Spokesman Reeker said the case of Mr. Camara, and a recent U.N. report indicating that government-connected death squads may be operating in Ivory Coast, "are taken very seriously" by the United States. He called for an immediate end to extra-judicial killings and disappearances and urged authorities in Ivory Coast to take urgent steps to investigate such crimes and bring the perpetrators to justice.

Mr. Reeker said a "culture of impunity" must not be allowed to take root in Ivory Coast. He said such a development would be a major setback in the search for peace and national reconciliation in the country, which has been torn by civil war for more than five months.

Investigators for the U.N. High Commissioner for Human Rights said in a report to the Security Council earlier this month that death squads linked to the government were sowing terror and carrying out executions and abductions of opposition leaders and their supporters. It said the units appear to be made of elements close to the government, the presidential guards, and a tribal militia of President Laurent Gbagbo's Bete ethnic group.

The U.N. team also said television and radio stations in Ivory Coast were carrying messages of incitement comparable to those in Rwanda that contributed to mass-scale ethnic killing there in 1994.

Spokesman Reeker said the United States calls on all parties in Ivory Coast to "strictly adhere" to international norms concerning human and civil rights.
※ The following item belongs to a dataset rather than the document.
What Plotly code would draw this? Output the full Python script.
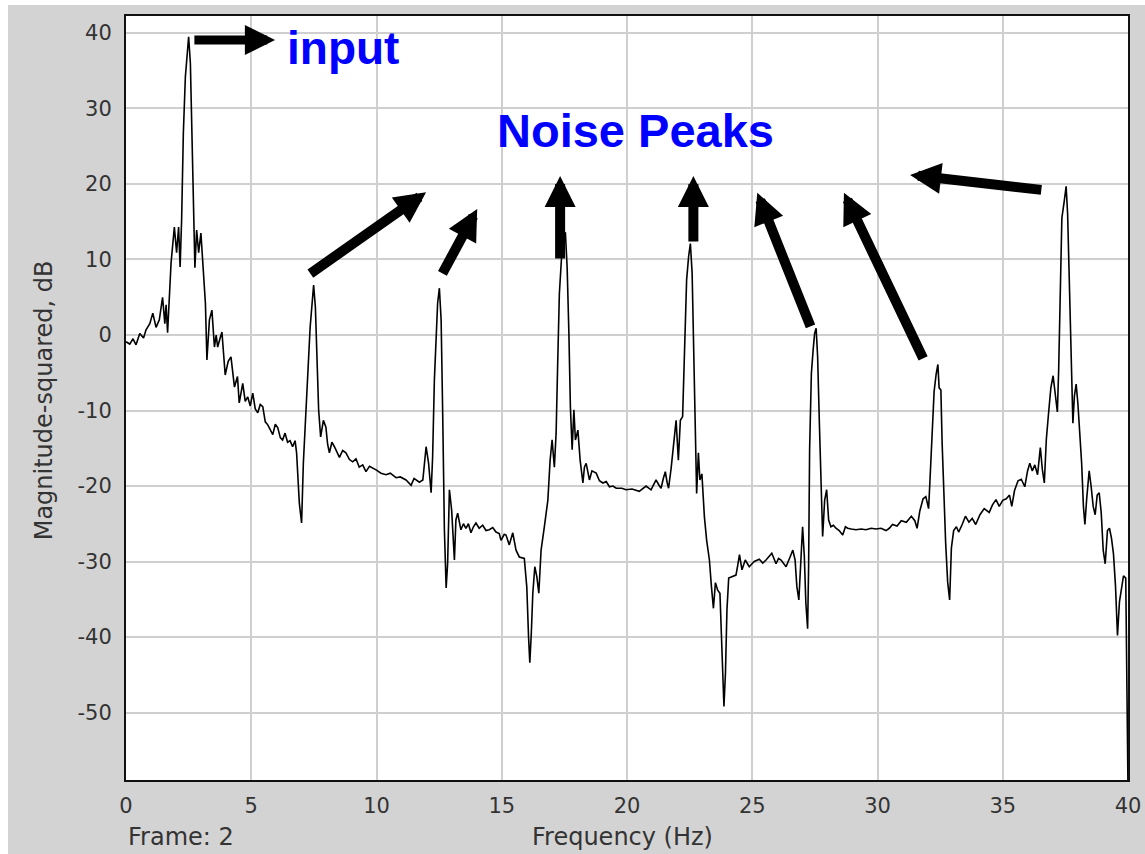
import plotly.graph_objects as go

# ---------------- data ----------------
freq_hz = [
    0.00, 0.15, 0.28, 0.40, 0.55, 0.70, 0.80, 0.95, 1.07, 1.20, 1.33, 1.46, 1.55, 1.60, 1.66, 1.73,
    1.80, 1.93, 2.02, 2.10, 2.16, 2.22, 2.29, 2.37, 2.46, 2.50, 2.57, 2.63, 2.70, 2.75, 2.82, 2.90,
    2.99, 3.09, 3.17, 3.23, 3.33, 3.43, 3.53, 3.60, 3.66, 3.75, 3.83, 3.96, 4.08, 4.19, 4.33, 4.45,
    4.52, 4.66, 4.76, 4.86, 4.96, 5.06, 5.16, 5.26, 5.36, 5.46, 5.56, 5.66, 5.76, 5.86, 5.96, 6.06,
    6.16, 6.25, 6.35, 6.45, 6.55, 6.65, 6.75, 6.81, 6.92, 7.01, 7.08, 7.19, 7.27, 7.35, 7.43, 7.49,
    7.56, 7.61, 7.69, 7.77, 7.88, 7.98, 8.05, 8.12, 8.22, 8.32, 8.42, 8.52, 8.65, 8.78, 8.92, 9.05,
    9.18, 9.31, 9.45, 9.58, 9.72, 9.85, 10.00, 10.18, 10.38, 10.55, 10.78, 10.95, 11.18, 11.38, 11.50, 11.71,
    11.85, 11.98, 12.08, 12.18, 12.24, 12.31, 12.38, 12.44, 12.51, 12.58, 12.64, 12.71, 12.78, 12.84, 12.91, 13.00,
    13.11, 13.17, 13.24, 13.37, 13.47, 13.57, 13.67, 13.77, 13.87, 13.97, 14.10, 14.24, 14.37, 14.50, 14.64, 14.77,
    14.90, 14.97, 15.10, 15.17, 15.30, 15.37, 15.44, 15.57, 15.70, 15.90, 16.00, 16.07, 16.12, 16.18, 16.24, 16.32,
    16.40, 16.48, 16.57, 16.70, 16.84, 16.93, 17.01, 17.10, 17.17, 17.23, 17.30, 17.38, 17.46, 17.54, 17.61, 17.68,
    17.74, 17.81, 17.88, 17.94, 18.04, 18.13, 18.24, 18.30, 18.37, 18.50, 18.60, 18.77, 18.90, 19.04, 19.17, 19.30,
    19.44, 19.57, 19.80, 19.96, 20.20, 20.49, 20.76, 20.96, 21.06, 21.16, 21.26, 21.36, 21.45, 21.53, 21.60, 21.66,
    21.76, 21.85, 21.96, 22.05, 22.13, 22.22, 22.30, 22.38, 22.46, 22.53, 22.60, 22.66, 22.73, 22.78, 22.85, 22.91,
    22.99, 23.09, 23.18, 23.29, 23.37, 23.45, 23.53, 23.62, 23.71, 23.79, 23.87, 23.93, 23.99, 24.06, 24.22, 24.35,
    24.42, 24.49, 24.59, 24.72, 24.88, 25.08, 25.28, 25.42, 25.55, 25.78, 25.95, 26.05, 26.15, 26.35, 26.51, 26.62,
    26.71, 26.78, 26.86, 26.92, 27.01, 27.08, 27.14, 27.21, 27.25, 27.29, 27.36, 27.43, 27.49, 27.55, 27.61, 27.68,
    27.75, 27.81, 27.89, 27.97, 28.05, 28.14, 28.24, 28.34, 28.47, 28.61, 28.72, 28.81, 28.95, 29.14, 29.35, 29.54,
    29.75, 29.94, 30.14, 30.34, 30.47, 30.60, 30.78, 30.95, 31.15, 31.35, 31.49, 31.58, 31.69, 31.82, 31.93, 32.04,
    32.09, 32.18, 32.26, 32.34, 32.41, 32.46, 32.53, 32.58, 32.65, 32.72, 32.80, 32.88, 32.95, 33.04, 33.15, 33.24,
    33.38, 33.51, 33.65, 33.78, 33.92, 34.09, 34.26, 34.46, 34.59, 34.73, 34.86, 35.00, 35.14, 35.27, 35.36, 35.47,
    35.61, 35.74, 35.88, 35.99, 36.08, 36.18, 36.28, 36.39, 36.50, 36.58, 36.66, 36.74, 36.82, 36.92, 37.01, 37.09,
    37.18, 37.23, 37.30, 37.36, 37.45, 37.53, 37.59, 37.66, 37.73, 37.80, 37.86, 37.93, 38.00, 38.07, 38.15, 38.22,
    38.28, 38.35, 38.45, 38.53, 38.61, 38.69, 38.77, 38.85, 38.93, 39.01, 39.09, 39.18, 39.26, 39.34, 39.42, 39.50,
    39.58, 39.66, 39.74, 39.82, 39.91, 39.96, 40.00,
]

magnitude_db = [
    -0.9, -1.2, -0.5, -1.3, 0.2, -0.4, 0.7, 1.5, 2.9, 1.0, 2.0, 5.0, 1.5, 4.0, 0.3, 5.6,
    9.6, 14.3, 10.9, 14.3, 9.0, 15.2, 26.8, 34.2, 37.5, 39.5, 36.0, 26.0, 14.6, 8.9, 13.9, 10.9,
    13.5, 8.0, 4.2, -3.3, 2.0, 3.3, -1.6, 0.0, -1.6, -0.5, 0.4, -5.3, -3.5, -2.9, -6.9, -5.5,
    -9.0, -6.4, -8.8, -8.2, -9.4, -7.7, -9.8, -10.3, -9.2, -9.5, -11.5, -11.9, -12.5, -13.2, -11.8, -12.3,
    -13.6, -13.9, -13.0, -14.2, -14.0, -14.8, -14.0, -15.6, -22.3, -24.9, -17.0, -10.3, -3.7, 1.0, 4.2, 6.6,
    3.7, -2.4, -9.9, -13.5, -11.3, -12.2, -14.5, -15.6, -14.2, -14.8, -15.5, -16.2, -15.3, -15.6, -16.5, -16.8,
    -16.4, -17.5, -17.2, -18.1, -17.4, -17.6, -17.9, -18.3, -18.5, -18.3, -18.9, -18.8, -19.2, -19.9, -19.0, -19.5,
    -19.2, -14.8, -17.0, -20.9, -16.2, -6.0, 0.6, 4.2, 6.2, 2.0, -9.9, -25.8, -33.5, -30.2, -20.5, -23.2,
    -29.8, -24.5, -23.6, -25.8, -25.0, -25.6, -25.0, -26.2, -25.4, -24.9, -25.6, -25.2, -25.9, -25.8, -25.5, -26.1,
    -26.3, -27.2, -26.4, -26.5, -27.8, -26.8, -26.2, -28.5, -29.4, -29.6, -33.4, -40.0, -43.4, -39.5, -34.2, -30.7,
    -32.0, -34.2, -28.5, -25.4, -21.9, -16.6, -13.9, -17.5, -13.0, -4.2, 5.5, 9.9, 13.0, 13.6, 9.0, 0.3,
    -9.5, -15.2, -9.9, -13.9, -12.6, -16.6, -19.6, -17.5, -17.0, -19.2, -18.0, -18.3, -19.3, -19.6, -19.4, -20.1,
    -20.0, -20.3, -20.3, -20.5, -20.4, -20.7, -20.0, -20.5, -19.8, -19.2, -19.8, -20.3, -19.0, -18.1, -19.5, -20.3,
    -17.7, -15.2, -11.3, -16.6, -11.3, -10.8, -0.2, 7.3, 10.4, 12.1, 8.2, -1.5, -14.8, -21.0, -15.6, -19.2,
    -18.4, -24.1, -27.2, -29.8, -33.3, -36.2, -32.8, -33.8, -34.2, -41.7, -49.2, -44.8, -36.4, -32.2, -32.0, -31.8,
    -30.5, -29.1, -31.1, -29.8, -30.7, -30.0, -29.7, -30.2, -29.8, -28.9, -30.3, -29.6, -29.8, -30.7, -29.4, -28.5,
    -29.8, -33.3, -35.1, -30.7, -25.4, -29.4, -35.5, -38.9, -30.7, -15.2, -5.1, -2.0, 0.2, 0.9, -2.9, -11.7,
    -21.9, -26.7, -21.9, -20.5, -24.5, -25.4, -25.2, -25.6, -25.9, -26.5, -25.4, -25.6, -25.7, -25.8, -25.7, -25.8,
    -25.6, -25.7, -25.6, -25.9, -25.6, -25.1, -25.3, -24.6, -24.8, -24.0, -24.6, -25.6, -23.3, -21.7, -21.4, -23.0,
    -19.6, -12.8, -7.5, -5.2, -3.9, -7.0, -7.3, -14.3, -21.4, -27.5, -32.7, -35.1, -28.2, -25.9, -25.4, -26.1,
    -25.1, -24.0, -24.8, -24.3, -25.1, -23.8, -23.0, -23.5, -22.5, -21.8, -22.7, -21.9, -21.7, -21.2, -22.7, -20.6,
    -19.3, -19.1, -20.1, -18.0, -17.0, -18.0, -17.2, -18.5, -14.9, -17.8, -19.6, -13.8, -10.7, -7.0, -5.4, -7.5,
    -10.2, -4.9, 6.6, 15.5, 17.6, 19.7, 16.0, 6.6, -5.4, -11.7, -8.1, -6.5, -9.1, -12.3, -17.0, -22.7,
    -25.1, -21.7, -18.0, -20.1, -22.7, -23.8, -21.2, -20.9, -23.5, -28.5, -30.3, -25.9, -25.6, -26.9, -29.0, -33.2,
    -39.8, -35.3, -33.2, -31.9, -32.2, -45.8, -60.0,
]

x_ticks = [0, 5, 10, 15, 20, 25, 30, 35, 40]
y_ticks = [-50, -40, -30, -20, -10, 0, 10, 20, 30, 40]

# arrow annotations (tip -> tail) in data units
arrow_tip_x = [5.95, 11.98, 14.02, 17.33, 22.65, 25.20, 28.66, 31.30]
arrow_tip_y = [39.07, 18.9, 16.7, 21.06, 21.06, 18.85, 18.85, 21.2]
arrow_tail_x = [2.67, 7.30, 12.60, 17.33, 22.65, 27.35, 31.85, 36.60]
arrow_tail_y = [39.07, 8.0, 7.95, 9.93, 12.2, 0.93, -3.3, 19.2]

# ---------------- figure ----------------
W, H = 1145, 854
L, R, T, B = 126, 17, 16, 74

fig = go.Figure()
fig.add_trace(go.Scatter(
    x=freq_hz, y=magnitude_db, mode="lines",
    line=dict(color="black", width=1.6),
    hoverinfo="skip", showlegend=False,
))

axis_font = dict(family="DejaVu Sans", size=21, color="#333333")

fig.update_layout(
    width=W, height=H,
    margin=dict(l=L, r=R, t=T, b=B, pad=0, autoexpand=False),
    paper_bgcolor="#d3d3d3",
    plot_bgcolor="white",
    showlegend=False,
    xaxis=dict(
        range=[0, 40], tickvals=x_ticks, ticktext=[str(v) for v in x_ticks],
        showgrid=True, gridcolor="#cfcfcf", gridwidth=1.5, automargin=False,
        zeroline=False, showline=True, linecolor="#111111", linewidth=2, mirror=True,
        ticks="", tickfont=axis_font, ticklabelstandoff=6,
    ),
    yaxis=dict(
        range=[-58.94, 42.25], tickvals=y_ticks, ticktext=[str(v) for v in y_ticks],
        showgrid=True, gridcolor="#cfcfcf", gridwidth=1.5, automargin=False,
        zeroline=False, showline=True, linecolor="#111111", linewidth=2, mirror=True,
        ticks="", tickfont=axis_font, ticklabelstandoff=8,
    ),
)

annotations = []
for i in range(len(arrow_tip_x)):
    is_input = (i == 0)
    annotations.append(dict(
        x=arrow_tip_x[i], y=arrow_tip_y[i],
        ax=arrow_tail_x[i], ay=arrow_tail_y[i],
        xref="x", yref="y", axref="x", ayref="y",
        text="", showarrow=True, arrowhead=2,
        arrowsize=0.67 if is_input else 0.62,
        arrowwidth=9 if is_input else 10,
        arrowcolor="black", standoff=0,
    ))

annotations.append(dict(
    x=6.35, y=38.0, xref="x", yref="y", xanchor="left", yanchor="middle",
    text="<b>input</b>", showarrow=False,
    font=dict(family="Liberation Sans", size=46, color="#0000ff"),
))
annotations.append(dict(
    x=20.34, y=27.03, xref="x", yref="y", xanchor="center", yanchor="middle",
    text="<b>Noise Peaks</b>", showarrow=False,
    font=dict(family="Liberation Sans", size=47, color="#0000ff"),
))
title_font = dict(family="DejaVu Sans", size=24, color="#333333")
annotations.append(dict(
    x=0.0, y=-0.0742, xref="paper", yref="paper", xanchor="left", yanchor="middle",
    text="Frame: 2", showarrow=False, font=title_font,
))
annotations.append(dict(
    x=0.496, y=-0.0742, xref="paper", yref="paper", xanchor="center", yanchor="middle",
    text="Frequency (Hz)", showarrow=False, font=title_font,
))
annotations.append(dict(
    x=-0.0818, y=0.497, xref="paper", yref="paper", xanchor="center", yanchor="middle",
    text="Magnitude-squared, dB", textangle=-90, showarrow=False, font=title_font,
))
fig.update_layout(annotations=annotations)

# thin white page strips at the left and top edges of the grey window
fig.add_shape(type="rect", xref="paper", yref="paper",
              x0=-0.2, x1=-0.1178, y0=-0.2, y1=1.2,
              fillcolor="white", line=dict(width=0), layer="above")
fig.add_shape(type="rect", xref="paper", yref="paper",
              x0=-0.2, x1=1.2, y0=1.0144, y1=1.2,
              fillcolor="white", line=dict(width=0), layer="above")

fig.write_html("out.html")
The Bush administration last month strongly endorsed the peace accords negotiated with French and West African mediation help in Marcoussis near Paris aimed at ending the Ivory Coast's civil war.

In a January 31 statement, the White House said the Marcoussis framework, including power sharing between the government and rebels, offered "new hope" for an open and democratic resolution of the conflict and said it was "critical" that all political factions restrained their supporters from further violence.

The Marcoussis accords have thus far not taken hold, but negotiations for a national unity government are continuing in Abidjan, following crisis talks last week in Paris on the sidelines of the Franco-African summit.